I looked at another question , but I don't have enough knowledge to understand it.
 A: The main point with immersions is how they relate to embeddings. The latter are diffeomorphic copies: $h:M\hookrightarrow\mathbb R^n$ is an embedding if it gives a diffeomorphism from $M$ onto $N=h(M)\subset\mathbb R^n$ and $N$ is a submanifold of $\mathbb R^n$ (one could use any other manifold instead of $\mathbb R^n$). Thus there is no diff-top distinction among the initial $M$ and the copy $N=h(M)$. Now for immersions this is true only locally at the source:
If $f:M\to\mathbb R^n$ is an immersion at $a\in M$ say, there is an open nbhd $U$ of $a$ in $M$ such that $f|_U:U\to\mathbb R^n$ is an embedding, that is, $U$ is diffeomorphic to $f(U)$, which is a submanifold of $\mathbb R^n$. And here comes the important thing to notice: $f(U)$ need not be open in $f(M)$, hence we cannot deduce $f(M)$ is a manifold near $f(a)$. This obstruction occurs even if $f$ is injective. This is the famous example:

(which I borrow from Find $f:C\to\mathbb{R}^2$ continuous and bijective but not open, $C\subset\mathbb{R}^2$ is closed). Here
$$
f:\mathbb R\to\mathbb R^2:t\mapsto\big(\frac{t^3}{1+t^4},\frac{t}{1+t^4}\big).
$$
The image $f(\mathbb R)$ is a lemniscate with two branches crossing at the origin $(0,0)=f(0,0)$, at which $f(\mathbb R)$ is not a regular curve. But if you consider a small open interval $U$ of $0\in\mathbb R$, the image is a small open piece of the vertical branch which is indeed a regular curve, but is not open in the lemniscate (it misses the horizontal branch).

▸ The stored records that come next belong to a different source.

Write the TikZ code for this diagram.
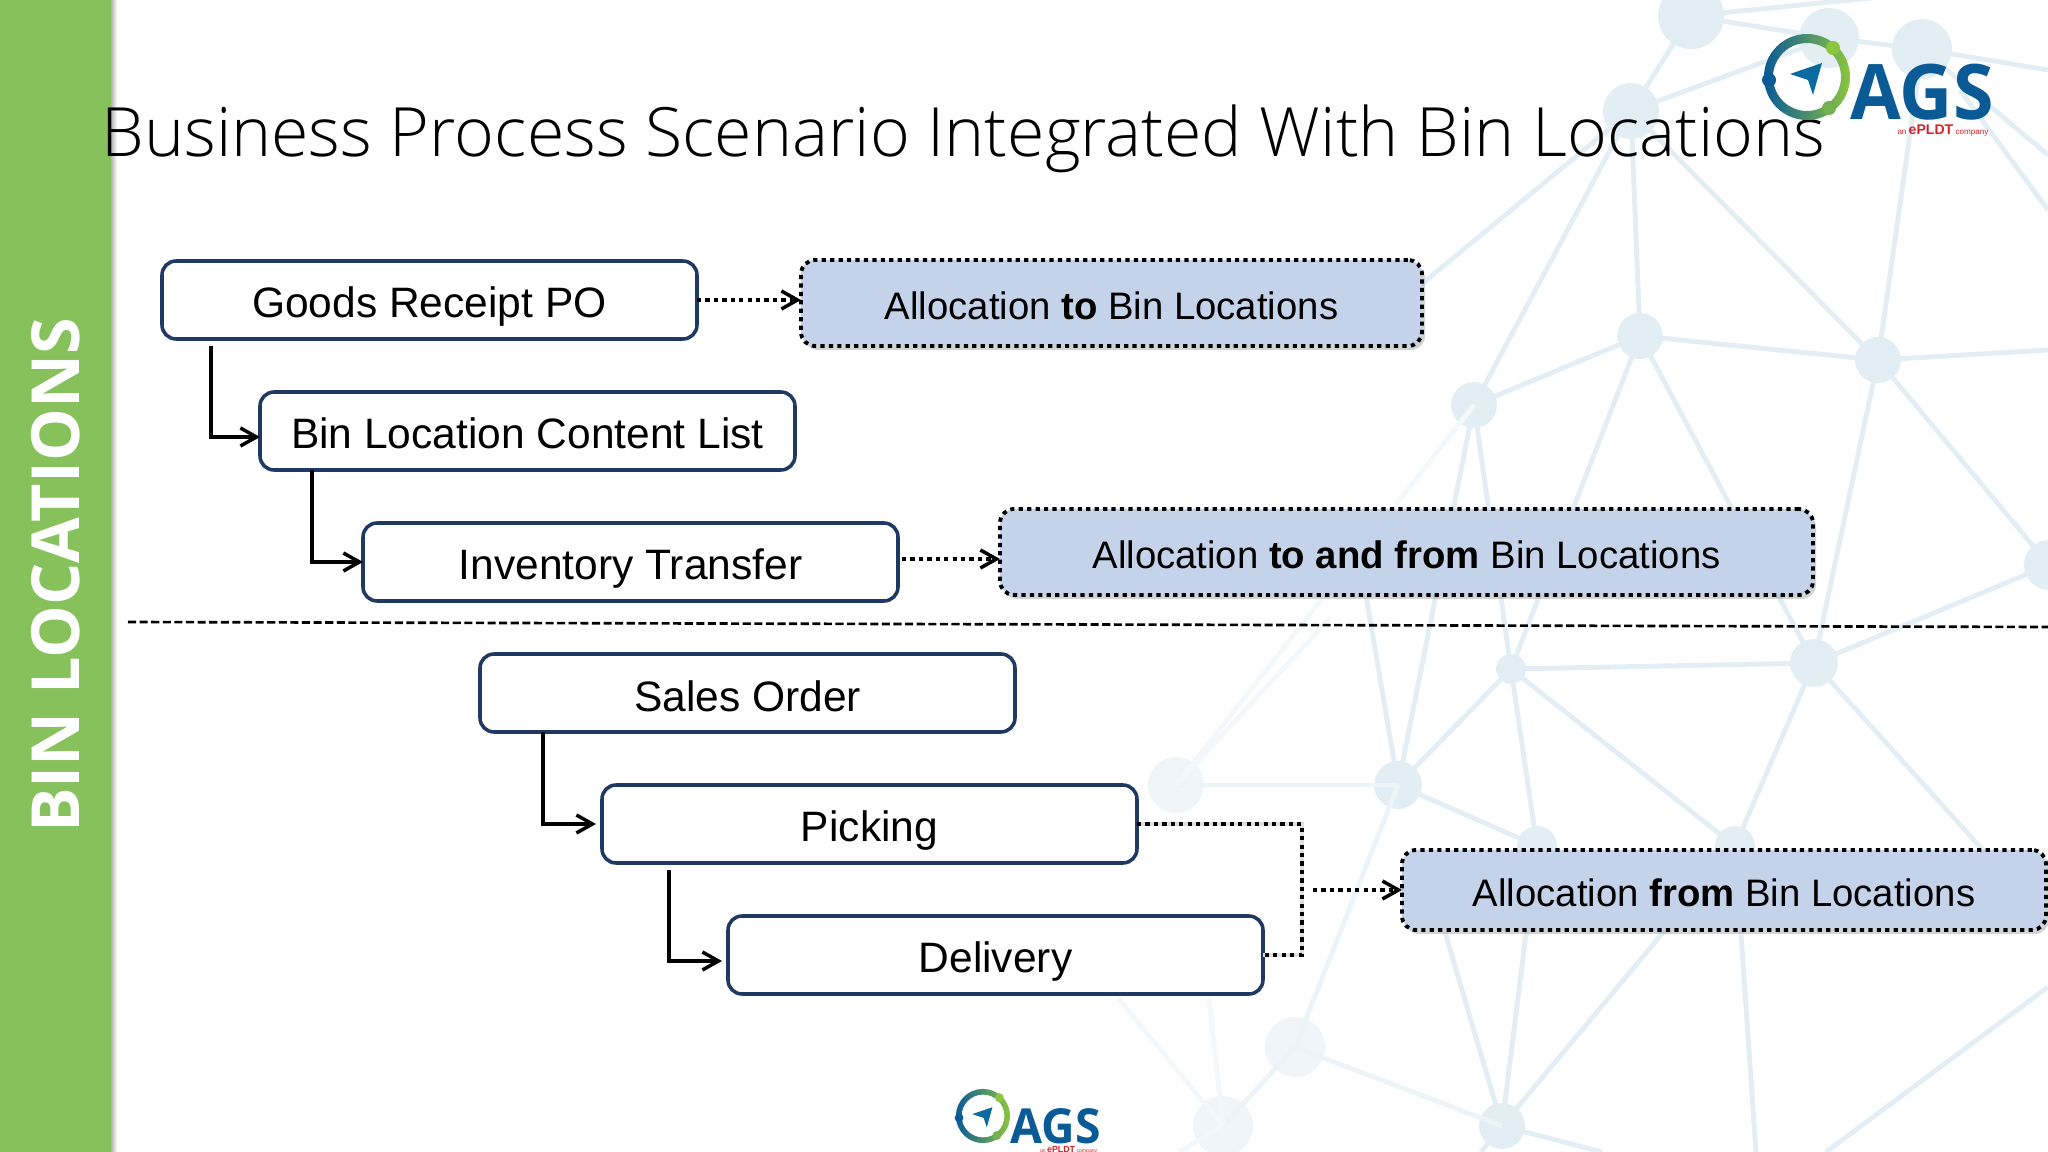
\documentclass[tikz,border=0pt]{standalone}
\usepackage{fontspec}
\setmainfont{Liberation Sans}
\newfontfamily\titlefont{Open Sans Light}
\newfontfamily\sidefont{Open Sans}
\usetikzlibrary{arrows.meta, positioning, shadows}
\definecolor{bbar}{HTML}{86C15C}
\definecolor{bnavy}{HTML}{1F3864}
\definecolor{bfill}{HTML}{C5D3EA}
\definecolor{bnet}{HTML}{E3EEF4}
\definecolor{bfaint}{HTML}{F4F8FA}
\definecolor{agsblue}{HTML}{0A5A96}
\definecolor{agsgreen}{HTML}{8CC63F}
\definecolor{agsred}{HTML}{D2232A}
\tikzset{
  procbox/.style={rectangle, rounded corners=4pt, draw=bnavy, fill=white, line width=1pt, outer sep=0pt,
              minimum height=0.78cm, minimum width=5.35cm, inner sep=0pt, align=center,
              text height=0.36cm, text depth=0cm, font=\fontsize{12.1}{14}\selectfont},
  dotline/.style={dash pattern=on 1.2pt off 1.2pt},
  allocbox/.style={rectangle, rounded corners=4pt, draw=black, fill=bfill, line width=1.1pt, dotline, outer sep=0pt,
              drop shadow={shadow xshift=0.3mm, shadow yshift=-0.4mm, opacity=0.35},
              inner sep=0pt, align=center, text height=0.33cm, text depth=0cm, font=\fontsize{10.9}{13}\selectfont},
  elbow/.style={-{Straight Barb[length=1.6mm, width=1.8mm]}, draw=black, line width=1pt},
  dotflow/.style={-{Straight Barb[length=1.6mm, width=1.8mm, line width=1pt]}, draw=black, line width=1.1pt, dotline},
  dotjoin/.style={draw=black, line width=1.2pt, dotline},
  agslogo/.pic={
    \shade[left color=agsblue, middle color=agsblue!70!agsgreen, right color=agsgreen, even odd rule]
      (0,0) circle (0.43) circle (0.34);
    \fill[agsgreen] (0.26,-0.29) circle (0.07);
    \fill[agsgreen!80!agsblue] (0.22,0.31) circle (0.07);
    \fill[agsblue] (-0.38,0.03) circle (0.07);
    \fill[agsblue!90!cyan] (-0.17,-0.03) -- (0.15,-0.14) -- (0.06,0.18) -- (0.01,0.03) -- cycle;
    \node[anchor=base west, transform shape, inner sep=0pt, text=agsblue, xscale=0.96,
          font=\sidefont\bfseries\fontsize{21.8}{22}\selectfont] (-name) at (0.43,0.43) {AGS};
    \node[anchor=base east, transform shape, inner sep=0pt, text=agsred,
          font=\fontsize{2.3}{3}\selectfont] (-sub) at (1.82,0.58)
          {an {\bfseries\fontsize{4}{4}\selectfont ePLDT} company};
  }
}

\begin{document}
\begin{tikzpicture}[y=-1cm]
  \useasboundingbox (0,0) rectangle (20.48,11.52);
  \clip (0,0) rectangle (20.48,11.52);

  % network behind everything
  \foreach \n/\x/\y/\r in {na/16.91/0.16/0.33, nb/18.29/0.38/0.30, nc/19.22/0.49/0.30, nd/16.31/1.11/0.28,
      ne/16.40/3.36/0.23, nf/18.78/3.60/0.23, ng/14.74/4.05/0.23, nh/20.49/5.65/0.25,
      ni/18.14/6.63/0.24, nj/15.11/6.69/0.15, nk/13.98/7.85/0.24, nm/15.37/8.46/0.20,
      nn/17.35/8.46/0.20, nq/15.02/11.26/0.23}
    \fill[bnet] (\x,\y) coordinate (\n) circle (\r);
  \foreach \n/\x/\y/\r in {nl/11.76/7.85/0.28, no/12.95/10.47/0.30, np/12.23/11.26/0.30}
    \fill[bfaint!70!bnet] (\x,\y) coordinate (\n) circle (\r);
  \coordinate (e1) at (20.48,0.70);
  \coordinate (e2) at (20.48,3.50);
  \coordinate (e3) at (19.00,-0.05);
  \coordinate (e4) at (20.48,9.87);
  \coordinate (e5) at (18.26,11.52);
  \coordinate (e6) at (17.56,11.52);
  \coordinate (e7) at (16.02,11.52);
  \coordinate (e8) at (14.81,11.52);
  \coordinate (e9) at (20.10,8.80);
  \coordinate (e10) at (14.00,3.02);
  \coordinate (e11) at (13.60,5.60);
  \coordinate (e12) at (14.45,9.32);
  \coordinate (e13) at (20.48,1.55);
  \coordinate (e14) at (19.60,0.90);
  \coordinate (e15) at (20.48,2.10);
  \foreach \a/\b in {na/nd, na/nb, nb/nc, nc/e1, na/e3, nd/nb, nd/nf, nd/ne, nd/ng, nd/e10, nc/nf,
      nf/ne, nf/e2, nf/nh, nf/ni, ne/ng, ne/nj, ne/ni, ng/nj, ng/nk, ni/nh, ni/e9, ni/nn, ni/nj,
      nj/nk, nj/nm, nj/nn, nk/nm, nk/e11, nn/e6, nn/nq, nm/nq, e12/nq, nq/e7, nq/e8, e4/e5,
      nc/e13, e14/e15}
    \draw[bnet, line width=1.4pt] (\a) -- (\b);
  \foreach \a/\b in {nk/nl, nk/no, no/nq, no/np}
    \draw[bfaint!60!bnet, line width=1.4pt] (\a) -- (\b);
  \coordinate (f1) at (11.18,9.98);
  \coordinate (f2) at (12.09,9.98);
  \coordinate (f3) at (11.79,11.52);
  \coordinate (f4) at (13.30,6.18);
  \foreach \a/\b in {np/f1, np/f2, np/f3, nl/f4, ng/nl}
    \draw[bfaint, line width=1.4pt] (\a) -- (\b);

  % side bar
  \shade[left color=gray!60, right color=white] (1.11,0) rectangle (1.17,11.52);
  \fill[bbar] (0,0) rectangle (1.11,11.52);
  \node[rotate=90, anchor=base, inner sep=0pt, text=white,
        font=\sidefont\bfseries\fontsize{18.9}{19}\selectfont] (side) at (0.79,5.755) {BIN LOCATIONS};

  % title
  \node[anchor=base west, inner sep=0pt, font=\titlefont\fontsize{19.35}{22}\selectfont] (title) at (1.01,1.57)
    {Business Process Scenario Integrated With Bin Locations};

  % logos
  \pic (logotop) at (18.07,0.77) {agslogo};
  \pic[scale=0.63] (logobot) at (9.83,11.16) {agslogo};

  % separator
  \coordinate (sepa) at (1.28,6.22);
  \coordinate (sepb) at (20.48,6.27);
  \draw[line width=0.75pt, dash pattern=on 2.3pt off 1pt] (sepa) -- (sepb);

  % inbound
  \node[procbox, anchor=north west] (gr) at (1.62,2.61) {Goods Receipt PO};
  \node[procbox, below=0.53cm of gr, xshift=0.98cm] (bl) {Bin Location Content List};
  \node[procbox, below=0.53cm of bl, xshift=1.03cm] (it) {Inventory Transfer};
  \node[allocbox, right=1.04cm of gr, yshift=-0.03cm, minimum width=6.21cm, minimum height=0.86cm] (ato)
    {Allocation \textbf{to} Bin Locations};
  \node[allocbox, right=1.02cm of it, yshift=0.10cm, minimum width=8.13cm, minimum height=0.86cm] (atf)
    {Allocation \textbf{to and from} Bin Locations};

  % outbound
  \node[procbox, below=0.53cm of it, xshift=1.17cm] (so) {Sales Order};
  \node[procbox, below=0.53cm of so, xshift=1.22cm] (pk) {Picking};
  \node[procbox, below=0.53cm of pk, xshift=1.26cm] (dl) {Delivery};
  \node[allocbox, right=2.65cm of pk, yshift=-0.66cm, minimum width=6.44cm, minimum height=0.80cm] (afr)
    {Allocation \textbf{from} Bin Locations};

  \draw[dotflow] (gr.east) -- (gr.east -| ato.west);
  \draw[dotflow, shorten <=0.04cm] ([yshift=0.03cm]it.east) -- ([yshift=0.03cm]it.east -| atf.west);
  \draw[elbow, shorten <=0.07cm] ([xshift=0.49cm]gr.south west) |- ([yshift=-0.06cm]bl.west);
  \draw[elbow] ([xshift=0.52cm]bl.south west) |- (it.west);
  \draw[elbow] ([xshift=0.63cm]so.south west) |- ([xshift=-0.06cm]pk.west);
  \draw[elbow, shorten <=0.07cm] ([xshift=0.67cm]pk.south west) |- ([xshift=-0.06cm, yshift=-0.06cm]dl.west);
  \coordinate (jn) at (13.02,0 |- afr.west);
  \coordinate (js) at ([xshift=0.11cm]jn);
  \draw[gray!25, line width=1.2pt, xshift=0.05cm, yshift=-0.05cm] (pk.east) -| (jn) |- (dl.east);
  \draw[dotjoin] (pk.east) -| (jn) |- (dl.east);
  \draw[dotflow] (js) -- (afr.west);
\end{tikzpicture}
\end{document}
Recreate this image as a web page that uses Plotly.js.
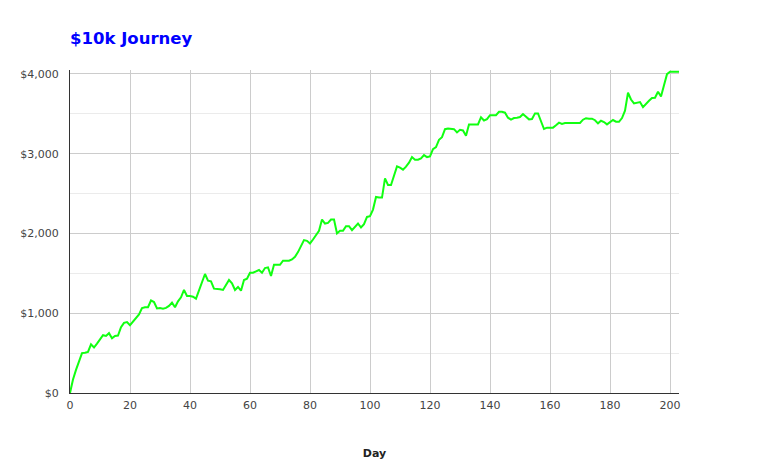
<!DOCTYPE html>
<html>
<head>
<meta charset="utf-8">
<script src="https://cdn.plot.ly/plotly-3.0.1.min.js"></script>
<style>html,body{margin:0;padding:0;background:#fff;}#chart{width:768px;height:471px;}</style>
</head>
<body>
<div id="chart"></div>
<script>
const chartTitle = "$10k Journey";
const xAxisTitle = "Day";
const balance = [
  0,170,290,410,500,505,515,610,570,620,
  670,725,715,750,685,715,720,825,880,890,
  850,900,945,985,1065,1075,1075,1160,1140,1060,
  1065,1058,1067,1092,1133,1075,1150,1200,1292,1217,
  1217,1208,1183,1292,1392,1492,1408,1400,1308,1308,
  1300,1292,1350,1417,1375,1292,1330,1283,1417,1433,
  1508,1508,1525,1542,1508,1567,1575,1467,1608,1608,
  1608,1658,1658,1658,1675,1708,1767,1833,1917,1908,
  1875,1925,1975,2033,2175,2125,2133,2175,2175,2000,
  2033,2033,2092,2092,2042,2083,2125,2075,2117,2208,
  2217,2300,2458,2450,2450,2692,2608,2608,2733,2842,
  2825,2800,2838,2888,2958,2925,2925,2942,2983,2958,
  2967,3058,3083,3175,3208,3308,3317,3317,3308,3267,
  3300,3292,3225,3367,3367,3367,3367,3458,3417,3433,
  3483,3483,3483,3525,3525,3515,3452,3427,3448,3452,
  3460,3498,3464,3431,3435,3506,3506,3418,3310,3327,
  3323,3327,3356,3390,3373,3385,3385,3385,3385,3381,
  3385,3427,3446,3440,3440,3420,3381,3414,3398,3368,
  3400,3423,3402,3400,3448,3540,3765,3680,3631,3635,
  3648,3585,3631,3665,3698,3702,3777,3719,3860,3998,
  4027,4027,4027,4027
];
const days = balance.map((_, i) => i);

const trace = {
  x: days,
  y: balance,
  type: 'scatter',
  mode: 'lines',
  line: {color: '#11ff11', width: 2},
  hoverinfo: 'x+y'
};

const layout = {
  width: 768,
  height: 471,
  margin: {l: 70, r: 89, t: 70, b: 78},
  paper_bgcolor: '#fff',
  plot_bgcolor: '#fff',
  showlegend: false,
  font: {family: 'DejaVu Sans, Verdana, sans-serif', size: 11, color: '#444'},
  title: {
    text: chartTitle,
    font: {family: 'DejaVu Sans, Verdana, sans-serif', size: 16.5, color: '#0000ff', weight: 'bold'},
    x: 70 / 768, xref: 'container', xanchor: 'left',
    y: 1 - 38 / 471, yref: 'container', yanchor: 'middle'
  },
  xaxis: {
    range: [0, 203],
    dtick: 20,
    tick0: 0,
    showgrid: true,
    gridcolor: '#cccccc',
    gridwidth: 1,
    zeroline: false,
    showline: true,
    linecolor: '#333333',
    linewidth: 1,
    ticks: '',
    ticklabelstandoff: 2,
    tickfont: {size: 11, color: '#444'},
    title: {text: xAxisTitle, font: {size: 11, color: '#222', weight: 'bold'}, standoff: 38},
    automargin: false,
    fixedrange: true
  },
  yaxis: {
    range: [0, 4050],
    dtick: 1000,
    tick0: 0,
    tickprefix: '$',
    tickformat: ',d',
    showgrid: true,
    gridcolor: '#cccccc',
    gridwidth: 1,
    minor: {dtick: 500, showgrid: true, gridcolor: '#ebebeb', gridwidth: 1, ticks: ''},
    zeroline: false,
    showline: true,
    linecolor: '#333333',
    linewidth: 1,
    ticks: '',
    ticklabelstandoff: 8,
    tickfont: {size: 11, color: '#444'},
    automargin: false,
    fixedrange: true
  }
};

Plotly.newPlot('chart', [trace], layout, {displayModeBar: false});
</script>
</body>
</html>
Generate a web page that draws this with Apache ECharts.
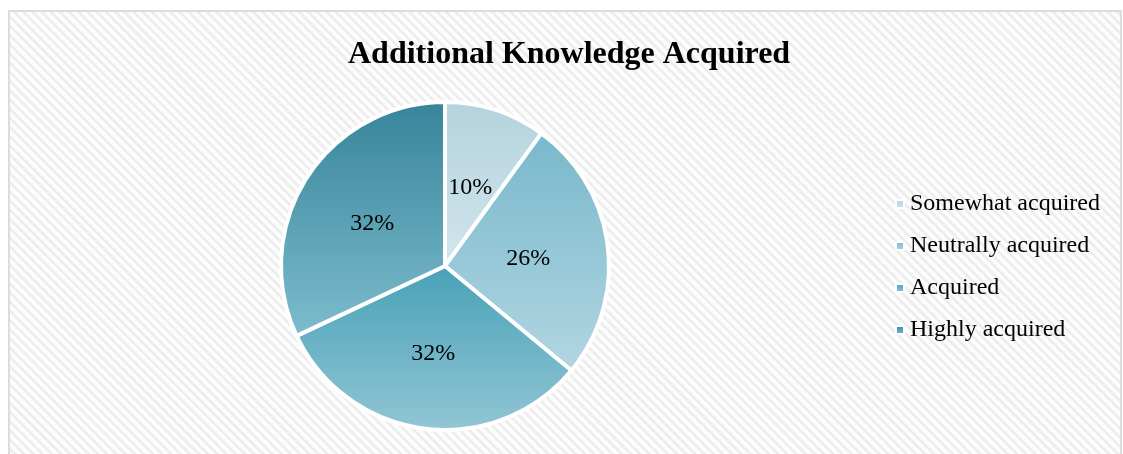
<!DOCTYPE html>
<html>
<head>
<meta charset="utf-8">
<script src="https://cdn.jsdelivr.net/npm/echarts@6/dist/echarts.min.js"></script>
<style>
  html, body { margin: 0; padding: 0; background: #ffffff; }
  #wrap { position: relative; width: 1123px; height: 454px; overflow: hidden; background: #ffffff; }
  #frame {
    position: absolute; left: 8px; top: 10px; width: 1110px; height: 460px;
    border: 2px solid #dcdcdc;
    background: repeating-linear-gradient(45deg, #fefefe 0px, #fafafa 1.5px, #e8e8e8 3.2px, #fafafa 5px, #fefefe 6.5px);
  }
  #chart { position: absolute; left: 0; top: 0; width: 1123px; height: 454px; }
</style>
</head>
<body>
<div id="wrap">
  <div id="frame"></div>
  <div id="chart"></div>
</div>
<script>
const titleText = 'Additional Knowledge Acquired';
const categories = ['Somewhat acquired', 'Neutrally acquired', 'Acquired', 'Highly acquired'];
const values = [10, 26, 32, 32];
const topColors = ['#b4d3dd', '#78b8cb', '#48a1b7', '#37849a'];
const bottomColors = ['#d2e5ec', '#b2d6e2', '#92c6d5', '#7dbccd'];

function grad(i) {
  return new echarts.graphic.LinearGradient(0, 0, 0, 1, [
    { offset: 0, color: topColors[i] },
    { offset: 1, color: bottomColors[i] }
  ]);
}

const chart = echarts.init(document.getElementById('chart'), null, { renderer: 'canvas' });
chart.setOption({
  backgroundColor: 'transparent',
  animation: false,
  title: {
    text: titleText,
    left: 348,
    top: 39,
    padding: 0,
    textStyle: { fontFamily: '"Liberation Serif", "Times New Roman", serif', fontWeight: 'bold', fontSize: 32, color: '#000000' }
  },
  legend: {
    orient: 'vertical',
    left: 895,
    top: 192,
    itemWidth: 8,
    itemHeight: 8,
    itemGap: 18,
    icon: 'rect',
    padding: 0,
    data: categories,
    textStyle: { fontFamily: '"Liberation Serif", "Times New Roman", serif', fontSize: 24, lineHeight: 24, color: '#000000', padding: [0, 0, 0, 1] }
  },
  series: [{
    type: 'pie',
    center: [445, 266],
    radius: [0, 164],
    startAngle: 90,
    clockwise: true,
    label: {
      show: true,
      position: 'inside',
      formatter: '{d}%',
      fontFamily: '"Liberation Serif", "Times New Roman", serif',
      fontSize: 24,
      color: '#000000',
      offset: [-1, 3]
    },
    labelLine: { show: false },
    itemStyle: { borderColor: '#ffffff', borderWidth: 4 },
    emphasis: { disabled: true },
    data: categories.map((c, i) => ({ name: c, value: values[i], itemStyle: { color: grad(i) } }))
  }]
});
</script>
</body>
</html>
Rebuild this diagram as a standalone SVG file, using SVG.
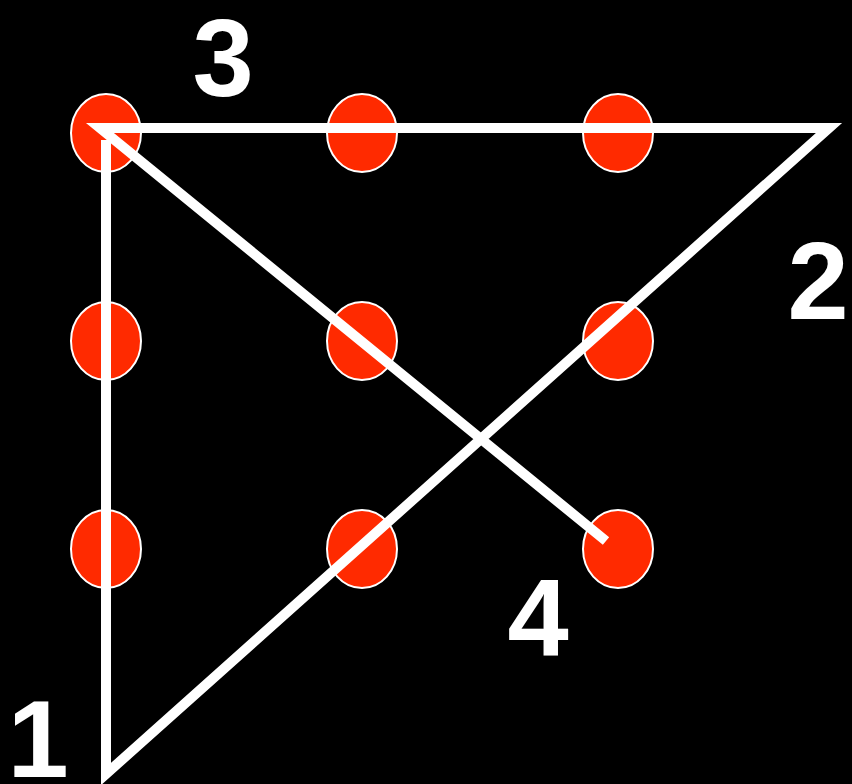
<svg xmlns="http://www.w3.org/2000/svg" width="852" height="784" viewBox="0 0 852 784">
<style>
.dot{fill:#ff2a00;stroke:#ffffff;stroke-width:2}
.lbl{fill:#ffffff;font-family:"Liberation Sans",Arial,sans-serif;font-weight:bold;font-size:110px;text-anchor:middle}
.ln{fill:none;stroke:#ffffff;stroke-width:10;stroke-linejoin:miter;stroke-miterlimit:10;stroke-linecap:butt}
</style>
<rect width="852" height="784" fill="#000000"/>
<g id="dots">
<g id="d11"><ellipse class="dot" cx="106" cy="133" rx="35" ry="39"/></g>
<g id="d12"><ellipse class="dot" cx="362" cy="133" rx="35" ry="39"/></g>
<g id="d13"><ellipse class="dot" cx="618" cy="133" rx="35" ry="39"/></g>
<g id="d21"><ellipse class="dot" cx="106" cy="341" rx="35" ry="39"/></g>
<g id="d22"><ellipse class="dot" cx="362" cy="341" rx="35" ry="39"/></g>
<g id="d23"><ellipse class="dot" cx="618" cy="341" rx="35" ry="39"/></g>
<g id="d31"><ellipse class="dot" cx="106" cy="549" rx="35" ry="39"/></g>
<g id="d32"><ellipse class="dot" cx="362" cy="549" rx="35" ry="39"/></g>
<g id="d33"><ellipse class="dot" cx="618" cy="549" rx="35" ry="39"/></g>
</g>
<g id="connectors">
<path class="ln" d="M106,140 L106,774 L829,128 L100,128 L606,541"/>
</g>
<g id="labels">
<text class="lbl" x="223" y="96">3</text>
<text class="lbl" x="818" y="319">2</text>
<text class="lbl" x="538" y="655">4</text>
<text class="lbl" x="38" y="777">1</text>
</g>
</svg>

This example stress the fact that an immersion is an embedding iff it is a homeo onto its image. This is important to understand and visualize projective plane and in general compact non-orientable surfaces. These surfaces can be embedded into $\mathbb R^4$ but not in $\mathbb R^3$. Since the next best thing to an embedding is an immersion, one looks at immersions into $\mathbb R^3$. For the projective plane there are several classical ones with famous names: the Steiner embeddings (like the roman surface or the crosscap), or the Boy surface. They have self-intersections and  singular points of course. A search in the web gives nice pictures of them all, as well as some of the standard immersion of the Klein Bottle in $\mathbb R^3$ (which justifies its name), which can even be seen in some beautiful glass models.
Another important class of immersions that are not embeddings are some "parametrizations" of manifolds, as the one of the sphere in the question. These are immersions whose image is in fact a smooth manifold. The are not homeos onto its image, but topological identifications. They give local parametrizations of that manifold when restricted to suitable open sets. Typical examples are the classical parametrizations of spheres, or tori.
A: When I first started learning about immersions it seemed weird to me that mathematicians would "go out of their way" to define them at all. There are two main reasons that it became important to define an immersed manifold, one is that they play a crucial role in Lie theory and the other is because they are needed to define a foliation of a manifold. When you start studying these things the usefulness of the definition of an immersed manifold will start to seem more natural.
But one of the main ways that I think about the difference between embedded and immersed submanifolds is that the topology of an embedded submanifold is the subspace topology, whereas the topology of an immersed manifold is in general finer than the subspace topology (has more open sets than the subspace topology).